In this file photo, taken on August 31, 2017, broken dishes can be seen in the burnt-out remains of a house in Myo Thu Gyi Muslim village near Maungdaw town in Rakhine, Myanmar. (By AFP)

Police in Myanmar have arrested about 100 people from the Rohingya Muslim community for leaving their native western state of Rakhine.

The arrests were made during a raid on a house in Shwe Pyi Thar township of Yangon Region on Wednesday.

The local Tomorrow News Journal published photos showing several barefoot men and dozens of women in colorful head scarves sitting on the ground in a courtyard.

Tin Maung Lwin, a police captain from Shwe Pyi Thar, said either 98 or 99 people had been arrested, but declined to provide further details.

"The investigation is still ongoing," he said.

Myanmar frequently arrests Rohingya Muslims on grounds of "illegal travel" for attempting to escape "apartheid conditions" in Rakhine.
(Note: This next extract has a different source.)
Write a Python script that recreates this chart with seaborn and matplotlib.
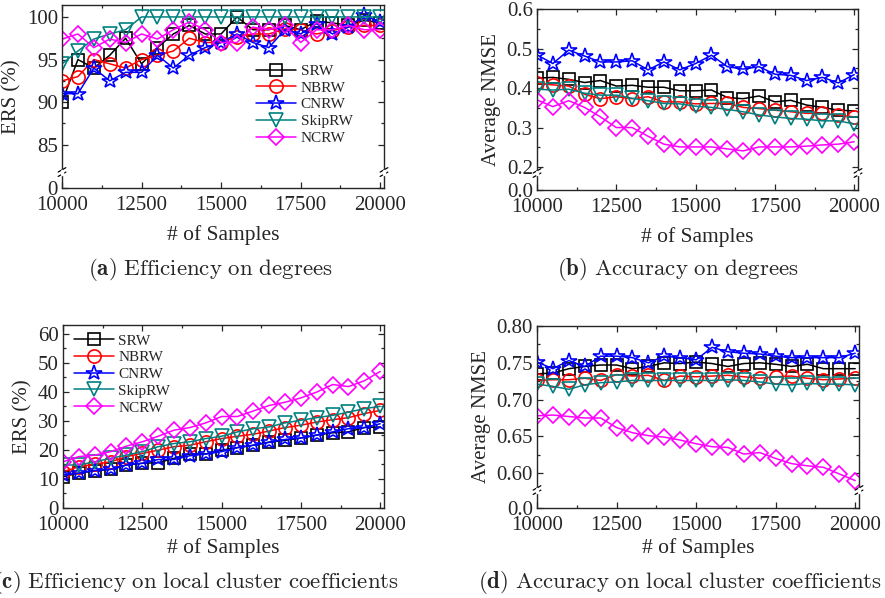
import numpy as np
import pandas as pd
import matplotlib
matplotlib.use('Agg')
import matplotlib.pyplot as plt
from matplotlib.ticker import FixedLocator, MultipleLocator
import seaborn as sns

# ---------------- data ----------------
samples = list(range(10000, 20001, 500))
methods = ['SRW', 'NBRW', 'CNRW', 'SkipRW', 'NCRW']

# (a) ERS (%) on degrees
a_srw = [90, 95, 94, 95.5, 97.5, 94.5, 96.4, 98, 99, 98, 98, 100, 98.5, 98.5, 99, 98.5, 99.5, 99.3, 99, 99.6, 99.3]
a_nbrw = [92.5, 93, 95, 94.5, 94, 95, 95.5, 96, 97.5, 97, 97, 97.7, 98, 98, 98.6, 98.5, 98, 98.4, 98.8, 99, 99]
a_cnrw = [91, 91, 94, 92.5, 93.5, 93.5, 95.5, 94, 95.5, 96.4, 97, 98, 97, 96.4, 98.5, 98, 99.2, 98, 98.8, 100.2, 99.4]
a_skip = [94.5, 96, 97.4, 98, 98.5, 100, 100, 100, 100, 100, 100, 100, 100, 100, 100, 100, 100, 100, 100, 100, 100]
a_ncrw = [97.4, 98, 96.4, 97.4, 97, 98, 97.4, 98.5, 99.4, 98.5, 97, 97, 98.8, 98.5, 99, 97, 98.5, 98.5, 99, 98.5, 98.5]

# (b) average NMSE on degrees
b_srw = [0.425, 0.427, 0.422, 0.414, 0.419, 0.405, 0.407, 0.402, 0.402, 0.393, 0.393, 0.395, 0.376, 0.373, 0.38, 0.365, 0.369, 0.357, 0.351, 0.344, 0.342]
b_nbrw = [0.412, 0.408, 0.405, 0.384, 0.373, 0.378, 0.373, 0.378, 0.365, 0.365, 0.36, 0.361, 0.361, 0.351, 0.348, 0.344, 0.34, 0.336, 0.336, 0.332, 0.327]
b_cnrw = [0.484, 0.462, 0.496, 0.481, 0.466, 0.466, 0.469, 0.446, 0.466, 0.446, 0.462, 0.483, 0.454, 0.448, 0.454, 0.435, 0.432, 0.419, 0.427, 0.413, 0.434]
b_skip = [0.397, 0.395, 0.397, 0.387, 0.382, 0.382, 0.374, 0.368, 0.361, 0.36, 0.354, 0.351, 0.346, 0.34, 0.332, 0.327, 0.323, 0.321, 0.317, 0.317, 0.309]
b_ncrw = [0.37, 0.353, 0.368, 0.351, 0.327, 0.3, 0.3, 0.278, 0.258, 0.251, 0.251, 0.251, 0.246, 0.241, 0.251, 0.251, 0.251, 0.253, 0.256, 0.258, 0.264]

# (c) ERS (%) on local cluster coefficients
c_srw = [10.8, 12, 12.8, 13.3, 14.8, 15.4, 15.6, 17.1, 18.6, 18.6, 19.9, 20.8, 21.6, 22.7, 23.3, 24.1, 25.1, 25.9, 26.2, 27.7, 27.9]
c_nbrw = [12.5, 14.2, 15.1, 15.9, 17.7, 18.8, 19.9, 21.1, 21.6, 22.8, 23.9, 24.7, 25.4, 26.5, 27.7, 28.5, 29.6, 30.4, 31.1, 32.5, 33.6]
c_cnrw = [11.4, 12, 12.9, 13.3, 14.8, 15.4, 16.7, 16.7, 18, 18.6, 19.4, 20.8, 21.6, 22.6, 23.6, 24.1, 25.1, 26.2, 27.3, 27.7, 29]
c_skip = [14.8, 14.8, 15.9, 17.1, 18.2, 19.4, 21.1, 22.2, 22.8, 23.9, 24.7, 26.2, 27.3, 27.9, 29.3, 30.2, 31.1, 31.9, 33, 34.2, 35]
c_ncrw = [15.9, 17.7, 18.2, 19.4, 21.3, 22.8, 24.7, 26.8, 27.7, 29.3, 31.5, 31.5, 33.4, 35.3, 36.4, 37.9, 39.9, 42.5, 41.8, 43.8, 47]

# (d) average NMSE on local cluster coefficients
d_srw = [0.735, 0.736, 0.742, 0.745, 0.747, 0.747, 0.742, 0.745, 0.75, 0.749, 0.751, 0.749, 0.745, 0.749, 0.75, 0.748, 0.745, 0.748, 0.742, 0.742, 0.742]
d_nbrw = [0.726, 0.727, 0.727, 0.729, 0.726, 0.734, 0.732, 0.733, 0.726, 0.732, 0.731, 0.732, 0.733, 0.731, 0.729, 0.731, 0.732, 0.729, 0.727, 0.728, 0.729]
d_cnrw = [0.751, 0.742, 0.753, 0.745, 0.759, 0.759, 0.757, 0.75, 0.759, 0.757, 0.754, 0.771, 0.765, 0.763, 0.762, 0.759, 0.757, 0.757, 0.757, 0.757, 0.763]
d_skip = [0.721, 0.718, 0.714, 0.72, 0.723, 0.724, 0.726, 0.726, 0.726, 0.726, 0.726, 0.726, 0.727, 0.726, 0.724, 0.721, 0.72, 0.722, 0.721, 0.721, 0.72]
d_ncrw = [0.678, 0.679, 0.677, 0.675, 0.675, 0.662, 0.655, 0.651, 0.649, 0.645, 0.64, 0.636, 0.635, 0.626, 0.628, 0.62, 0.613, 0.61, 0.608, 0.599, 0.59]

captions = ['(a)', '(b)', '(c)', '(d)']
caption_text = ['Efficiency on degrees', 'Accuracy on degrees',
                'Efficiency on local cluster coefficients',
                'Accuracy on local cluster coefficients']

# ---------------- style ----------------
sns.set_style('ticks')
plt.rcParams['font.family'] = 'serif'
plt.rcParams['font.serif'] = ['Liberation Serif', 'DejaVu Serif']
plt.rcParams['mathtext.fontset'] = 'cm'
plt.rcParams['xtick.direction'] = 'in'
plt.rcParams['ytick.direction'] = 'in'

COLORS = {'SRW': 'black', 'NBRW': 'red', 'CNRW': 'blue', 'SkipRW': '#008080', 'NCRW': '#ff00ff'}
MARKERS = {'SRW': 's', 'NBRW': 'o', 'CNRW': '*', 'SkipRW': 'v', 'NCRW': 'D'}
MSIZE = {'SRW': 8.5, 'NBRW': 9.5, 'CNRW': 11.5, 'SkipRW': 9.5, 'NCRW': 8}


def broken(b, g):
    def fwd(y):
        y = np.asarray(y, dtype=float)
        return np.where(y < b, y * g / b, y - b + g)

    def inv(f):
        f = np.asarray(f, dtype=float)
        return np.where(f < g, f * b / g, f - g + b)
    return fwd, inv


def draw_panel(ax, series, xpad):
    df = pd.DataFrame({'samples': samples * len(methods),
                       'method': np.repeat(methods, len(samples)),
                       'value': np.concatenate(series)})
    for m in methods:
        sub = df[df['method'] == m]
        sns.lineplot(data=sub, x='samples', y='value', ax=ax, color=COLORS[m],
                     marker=MARKERS[m], markersize=MSIZE[m], mfc='none',
                     mec=COLORS[m], mew=1.2, linewidth=1.1, label=m)
    ax.get_legend().remove()
    ax.set_xlim(10000, 20120)
    ax.xaxis.set_major_locator(FixedLocator([10000, 12500, 15000, 17500, 20000]))
    ax.xaxis.set_minor_locator(MultipleLocator(1250))
    ax.tick_params(which='both', top=True, right=True, labelsize=15, width=0.9)
    ax.tick_params(which='major', length=4, pad=3)
    ax.tick_params(axis='x', which='major', pad=6)
    ax.tick_params(which='minor', length=2)
    ax.set_xlabel('# of Samples', fontsize=15.5, labelpad=xpad)
    for s in ax.spines.values():
        s.set_linewidth(1.0)


def add_break(ax, frac):
    for x in (0, 1):
        for dy in (-0.012, 0.012):
            ax.plot([x - 0.012, x + 0.012], [frac + dy - 0.012, frac + dy + 0.012],
                    transform=ax.transAxes, color='black', lw=0.9, clip_on=False)
        ax.plot([x, x], [frac - 0.008, frac + 0.008], transform=ax.transAxes,
                color='white', lw=2.5, clip_on=False, zorder=5)


fig = plt.figure(figsize=(8.85, 5.98), dpi=100)
W, H = 885, 598
def box(l, t, r, b):
    return [l / W, 1 - b / H, (r - l) / W, (b - t) / H]

ax_a = fig.add_axes(box(62, 5, 384, 188))
ax_b = fig.add_axes(box(537, 9, 858, 190))
ax_c = fig.add_axes(box(63, 325, 384, 508))
ax_d = fig.add_axes(box(537, 326, 859, 508))

# (a)
draw_panel(ax_a, [a_srw, a_nbrw, a_cnrw, a_skip, a_ncrw], 7)
ba, ga, topa = 81.8, 1.87, 101.4
ax_a.set_yscale('function', functions=broken(ba, ga))
ax_a.set_ylim(0, topa)
ax_a.yaxis.set_major_locator(FixedLocator([0, 85, 90, 95, 100]))
ax_a.yaxis.set_minor_locator(FixedLocator([87.5, 92.5, 97.5]))
ax_a.set_ylabel('ERS (%)', fontsize=15, labelpad=4)
add_break(ax_a, ga / (topa - ba + ga))
h, l = ax_a.get_legend_handles_labels()
ax_a.legend(h, l, loc='upper left', bbox_to_anchor=(0.585, 0.71), frameon=False,
            fontsize=11, handlelength=2.6, labelspacing=0.2, handletextpad=0.3,
            borderaxespad=0)

# (b)
draw_panel(ax_b, [b_srw, b_nbrw, b_cnrw, b_skip, b_ncrw], 7)
bb, gb, topb = 0.185, 0.043, 0.6
ax_b.set_yscale('function', functions=broken(bb, gb))
ax_b.set_ylim(0, topb)
ax_b.yaxis.set_major_locator(FixedLocator([0.0, 0.2, 0.3, 0.4, 0.5, 0.6]))
ax_b.yaxis.set_minor_locator(FixedLocator([0.25, 0.35, 0.45, 0.55]))
ax_b.set_yticklabels(['0.0', '0.2', '0.3', '0.4', '0.5', '0.6'])
ax_b.set_ylabel('Average NMSE', fontsize=15, labelpad=4)
add_break(ax_b, gb / (topb - bb + gb))

# (c)
draw_panel(ax_c, [c_srw, c_nbrw, c_cnrw, c_skip, c_ncrw], 2)
ax_c.set_ylim(0, 63)
ax_c.yaxis.set_major_locator(MultipleLocator(10))
ax_c.yaxis.set_minor_locator(MultipleLocator(5))
ax_c.set_ylabel('ERS (%)', fontsize=15, labelpad=4)
h, l = ax_c.get_legend_handles_labels()
ax_c.legend(h, l, loc='upper left', bbox_to_anchor=(0.015, 0.985), frameon=False,
            fontsize=11, handlelength=2.6, labelspacing=0.2, handletextpad=0.3,
            borderaxespad=0)

# (d)
draw_panel(ax_d, [d_srw, d_nbrw, d_cnrw, d_skip, d_ncrw], 2)
bd, gd, topd = 0.577, 0.0243, 0.80
ax_d.set_yscale('function', functions=broken(bd, gd))
ax_d.set_ylim(0, topd)
ax_d.yaxis.set_major_locator(FixedLocator([0.0, 0.60, 0.65, 0.70, 0.75, 0.80]))
ax_d.yaxis.set_minor_locator(FixedLocator([0.625, 0.675, 0.725, 0.775]))
ax_d.set_yticklabels(['0.0', '0.60', '0.65', '0.70', '0.75', '0.80'])
ax_d.set_ylabel('Average NMSE', fontsize=15, labelpad=4)
add_break(ax_d, gd / (topd - bd + gd))

# captions
cap_pos = [(210, 270), (678, 270), (196, 582), (680, 582)]
for (cx, cy), tag, txt in zip(cap_pos, captions, caption_text):
    s = r'$\mathbf{' + tag + r'}\ \mathrm{' + txt.replace(' ', r'\ ') + r'}$'
    fig.text(cx / W, 1 - cy / H, s, fontsize=16.5, ha='center', va='center')

fig.savefig('out.png', dpi=100)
Thousands of Rohingya Muslims were killed, injured, arbitrarily arrested, or raped by Myanmar soldiers and Buddhist mobs mainly between November 2016 and August 2017 in what the UN has said was genocide. Some 800,000 other Rohingya survived only by fleeing to Bangladesh, where they live in cramped camps.

Another 600,000 Rohingya Muslims still remain in Myanmar under apartheid-like conditions, confined to camps and villages and denied access to healthcare and education and unable to travel freely.

The Rohingya are denied citizenship in Myanmar and considered illegal immigrants, despite their ancestral roots dating back centuries.

"It is outrageous that Myanmar authorities continue their policy of arresting Rohingya for merely travelling in their own country," John Quinley, senior human rights specialist at Fortify Rights, said.

"The group arrested in Yangon should be immediately and unconditionally released."